A data visualization design studio works with you during the discovery phase of your project to determine proper and compelling ways to group your data. These design technologists are well-versed in reaching beyond the obvious hierarchical conclusions and asking what if?. What if your data is grouped by population? What if it is grouped by usage? What if it is grouped spatially? What if it is grouped by time? This enthusiasm for experimentation empowers you to dig deep and explore all your data’s potential.
2. Design From the Data, Not For the Data
Not only can a data visualization design studio help you consider the most effective method of grouping your data, but they can also conceptualize how to design an intuitive user interface from your datasets.
Designing from the data, not for the data, is a critical data visualization practice. Whether or not you’ve already identified a clear hierarchical structure for your dataset, it’s a common misconception to assume you immediately know what visualization you want to render your project in for users. Maybe you’ve seen a compelling map or chart somewhere else and believe you want to visualize your data the same way. But beware: Approaching your project from this perspective inherently limits the possibilities you might uncover through more exploration.
There’s not a “one size fits all” solution to designing from datasets. What works in rendering a specific form of visualization for one dataset may not work for another. The levels of information in any dataset can be skewed in particular ways that inform different visualization forms and user interfaces. What is a compelling representation for one dataset can quickly become a misleading representation for another. For example, you may think you want to render data about four different countries on a world map. However, doing so would inadvertently highlight the 191 countries for which you do not have data.
An experienced data visualization design studio understands the variety of forms a visualization can take. They can help you consider the most effective method of grouping your data and match that to a user interface appropriate for your visualization. Better still, they can craft visualization prototypes that allow you to really see your data visualization interfaces and experience how others will see and use them.

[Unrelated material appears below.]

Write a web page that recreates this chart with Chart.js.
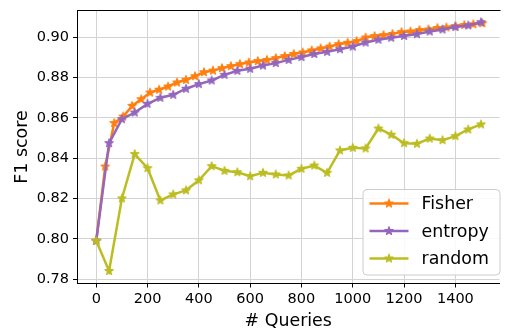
<!DOCTYPE html>
<html>
<head>
<meta charset="utf-8">
<script src="https://cdn.jsdelivr.net/npm/chart.js@4.4.1/dist/chart.umd.min.js"></script>
<style>
  html, body { margin: 0; padding: 0; background: #fff; }
  #wrap { width: 506px; height: 332px; }
</style>
</head>
<body>
<div id="wrap"><canvas id="f1Chart" width="506" height="332"></canvas></div>
<script>
// =====================
// DATOS
// =====================
const queriesFisher = [0, 35, 70, 105, 140, 175, 210, 245, 280, 315, 350, 385, 420, 455, 490,
    525, 560, 595, 630, 665, 700, 735, 770, 805, 840, 875, 910, 945, 980, 1015, 1050,
    1085, 1120, 1155, 1190, 1225, 1260, 1295, 1330, 1365, 1400, 1435, 1470, 1505];
const f1Fisher = [0.799, 0.8358, 0.8574, 0.8606, 0.8659, 0.8692, 0.8725, 0.8739, 0.8755, 0.8775,
    0.8788, 0.8806, 0.8826, 0.8834, 0.8846, 0.8856, 0.8866, 0.8874, 0.8881, 0.8887,
    0.8896, 0.8906, 0.8916, 0.8924, 0.8934, 0.8944, 0.8953, 0.8965, 0.8972, 0.8980,
    0.8998, 0.9005, 0.9010, 0.9016, 0.9025, 0.9028, 0.9035, 0.9038, 0.9045, 0.9048,
    0.9055, 0.9060, 0.9064, 0.9069];

const queries = [0, 50, 100, 150, 200, 250, 300, 350, 400, 450, 500, 550, 600, 650, 700, 750,
    800, 850, 900, 950, 1000, 1050, 1100, 1150, 1200, 1250, 1300, 1350, 1400, 1450, 1500];
const f1Entropy = [0.799, 0.8474, 0.8593, 0.8626, 0.8669, 0.8699, 0.8714, 0.8744, 0.8767, 0.8785,
    0.8813, 0.8833, 0.8843, 0.8859, 0.8871, 0.8887, 0.8901, 0.8916, 0.8927, 0.8940,
    0.8953, 0.8973, 0.8987, 0.8997, 0.9006, 0.9015, 0.9028, 0.9038, 0.9050, 0.9058, 0.9074];
const f1Random = [0.799, 0.784, 0.820, 0.842, 0.835, 0.819, 0.822, 0.824, 0.829, 0.836,
    0.8337, 0.833, 0.831, 0.8327, 0.8319, 0.8314, 0.8347, 0.8363, 0.8327, 0.8438,
    0.8451, 0.8448, 0.8547, 0.8516, 0.8474, 0.8471, 0.8497, 0.8489, 0.8509, 0.8542, 0.8567];

const xTicks = [0, 200, 400, 600, 800, 1000, 1200, 1400];
const yTicks = [0.78, 0.80, 0.82, 0.84, 0.86, 0.88, 0.90];

// =====================
// MARCADOR ESTRELLA (como el '*' de matplotlib)
// =====================
function estrella(color) {
    const c = document.createElement("canvas");
    c.width = 12;
    c.height = 12;
    const g = c.getContext("2d");
    g.beginPath();
    for (let i = 0; i < 10; i++) {
        const r = i % 2 === 0 ? 4.3 : 1.7;
        const a = -Math.PI / 2 + i * Math.PI / 5;
        const px = 6 + r * Math.cos(a), py = 6 + r * Math.sin(a);
        if (i === 0) g.moveTo(px, py); else g.lineTo(px, py);
    }
    g.closePath();
    g.fillStyle = color;
    g.strokeStyle = color;
    g.lineWidth = 1.2;
    g.lineJoin = "round";
    g.fill();
    g.stroke();
    return c;
}

const colores = { fisher: "#ff7f0e", entropy: "#9467bd", random: "#bcbd22" };
const toXY = (xs, ys) => xs.map((x, i) => ({ x: x, y: ys[i] }));

function serie(label, xs, ys, color, order) {
    return {
        label: label,
        data: toXY(xs, ys),
        borderColor: color,
        backgroundColor: color,
        borderWidth: 2.5,
        pointStyle: estrella(color),
        pointRadius: 4,
        tension: 0,
        fill: false,
        order: order
    };
}

// =====================
// PLUGINS: borde superior y leyenda dentro del grafico
// =====================
const bordePlugin = {
    id: "borde",
    afterDraw(chart) {
        const { ctx, chartArea } = chart;
        ctx.save();
        ctx.strokeStyle = "#000";
        ctx.lineWidth = 1;
        ctx.beginPath();
        ctx.moveTo(chartArea.left, chartArea.top);
        ctx.lineTo(chartArea.right + 1, chartArea.top);
        ctx.stroke();
        ctx.restore();
    }
};

const leyendaPlugin = {
    id: "leyenda",
    afterDraw(chart) {
        const ctx = chart.ctx;
        const x0 = 363, y0 = 189.5, w = 137, h = 85.5, r = 4;
        ctx.save();
        ctx.beginPath();
        ctx.moveTo(x0 + r, y0);
        ctx.arcTo(x0 + w, y0, x0 + w, y0 + h, r);
        ctx.arcTo(x0 + w, y0 + h, x0, y0 + h, r);
        ctx.arcTo(x0, y0 + h, x0, y0, r);
        ctx.arcTo(x0, y0, x0 + w, y0, r);
        ctx.closePath();
        ctx.fillStyle = "rgba(255,255,255,0.85)";
        ctx.fill();
        ctx.strokeStyle = "#cccccc";
        ctx.lineWidth = 1;
        ctx.stroke();

        ctx.font = "17.4px 'DejaVu Sans'";
        ctx.textBaseline = "middle";
        ctx.fillStyle = "#000";
        chart.data.datasets.forEach((ds, i) => {
            const y = 203.5 + i * 27.5;
            ctx.strokeStyle = ds.borderColor;
            ctx.lineWidth = ds.borderWidth;
            ctx.beginPath();
            ctx.moveTo(369.5, y);
            ctx.lineTo(408.5, y);
            ctx.stroke();
            ctx.drawImage(ds.pointStyle, 389 - 6, y - 6);
            ctx.fillText(ds.label, 421.5, y + 1);
        });
        ctx.restore();
    }
};

// =====================
// GRAFICO F1
// =====================
Chart.defaults.font.family = "'DejaVu Sans', sans-serif";
Chart.defaults.color = "#000";

new Chart(document.getElementById("f1Chart"), {
    type: "line",
    data: {
        datasets: [
            serie("Fisher", queriesFisher, f1Fisher, colores.fisher, 3),
            serie("entropy", queries, f1Entropy, colores.entropy, 2),
            serie("random", queries, f1Random, colores.random, 1)
        ]
    },
    options: {
        responsive: false,
        animation: false,
        layout: { padding: { top: 10.5, left: 0, right: 0, bottom: 0 } },
        plugins: {
            legend: { display: false },
            tooltip: { enabled: false }
        },
        scales: {
            x: {
                type: "linear",
                min: -75,
                max: 1572,
                afterBuildTicks: s => { s.ticks = xTicks.map(v => ({ value: v })); },
                afterFit: s => { s.height = 48.5; s.paddingLeft = 0; s.paddingRight = 0; },
                ticks: {
                    font: { size: 14.5 },
                    padding: 3,
                    maxRotation: 0,
                    callback: v => String(v)
                },
                grid: {
                    color: "#d3d3d3",
                    lineWidth: 1,
                    tickLength: 4,
                    tickColor: "#000"
                },
                border: { display: true, color: "#000", width: 1 },
                title: {
                    display: true,
                    text: "# Queries",
                    font: { size: 17.4 },
                    padding: { top: 0, bottom: 0 }
                }
            },
            y: {
                min: 0.7778,
                max: 0.9132,
                afterBuildTicks: s => { s.ticks = yTicks.map(v => ({ value: v })); },
                afterFit: s => { s.width = 77; s.paddingTop = 0; s.paddingBottom = 0; },
                ticks: {
                    font: { size: 14.5 },
                    padding: 4,
                    callback: v => v.toFixed(2)
                },
                grid: {
                    color: "#d3d3d3",
                    lineWidth: 1,
                    tickLength: 4,
                    tickColor: "#000"
                },
                border: { display: true, color: "#000", width: 1 },
                title: {
                    display: true,
                    text: "F1 score",
                    font: { size: 17.4 },
                    padding: { top: 12, bottom: 0 }
                }
            }
        }
    },
    plugins: [bordePlugin, leyendaPlugin]
});
</script>
</body>
</html>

3. Play With Your Data Hierarchies Through Prototyping
For example, when Berggruen Institute came to Stamen intending to bring a fascinating global governance index dataset to life, they knew they wanted to tell rich and insightful stories about governance. Still, they had only seen their datasets appear in spreadsheets. In that form, the dataset, composed of 90 different score indicators from 38 countries gathered over six years, was multi-layered and complex, overwhelming and ineffective. The Berggruen team knew they had an important story to tell about the current global crisis of democracy, but how to surface that story in a way that users could understand and explore was a challenging matter.
Sometimes, there are so many layers of information in your data that the only way to create a successful design is to experiment with different forms and a variety of visual hierarchies.
Working with Stamen’s design team, the Berggruen Institute explored various ways to organize their data. As design technologists prototyped some preliminary, experimental models of how the institute’s global governance index could be visually rendered, the Berggruen team began to see how visualizing their complex datasets in simple, elegant ways communicated mounds of information in a single glance.
“I have long understood the magic of fun, usable data tools. What has changed is my perception of how hard it is to build an interactive site. I had the misperception that it is hard, but it really wasn’t. That was fast and painless thanks to Stamen.”– Dawn Nakagawa, Executive VP, Bergguen Institute
In the hands of experienced design technologists, data visualization prototyping is iterative and malleable. The Berggruen Institute could examine the form and function of different data hierarchies and their resulting user-interface structures. Allowed to play with their data in this way, they quickly found a powerful way to display their massive dataset and inspire users to explore what functions and capabilities of government matter most for citizens.
4. Inspire User’s Exploration Through Utility and Beauty
When it comes to building a compelling user interface for your data visualizations, a data visualization design studio knows that beauty and utility share equal footing.
By organizing complex data into clear and digestible groups, expert designers help make your data useful. They also recognize the importance of creating a UI that intrigues and delights users. A design team will work with you to create an experience that prevents user frustration and confusion, all by organizing the user interface to present the most important data information while successively revealing lower layers of information hierarchy.
Thoughtful Data Hierarchy Powers Better Data Communication
Well-designed data visualizations empower people to have more informed conversations about everything — from energy benchmarking to fiber optic cable vibrations to world immunization reports, and much more.
Knowing how to effectively hierarchize your data makes it insightful and actionable. An expert data visualization studio will dig deep into your datasets to find the stories in your numbers and deliver uncommon creative experiences that delight your users.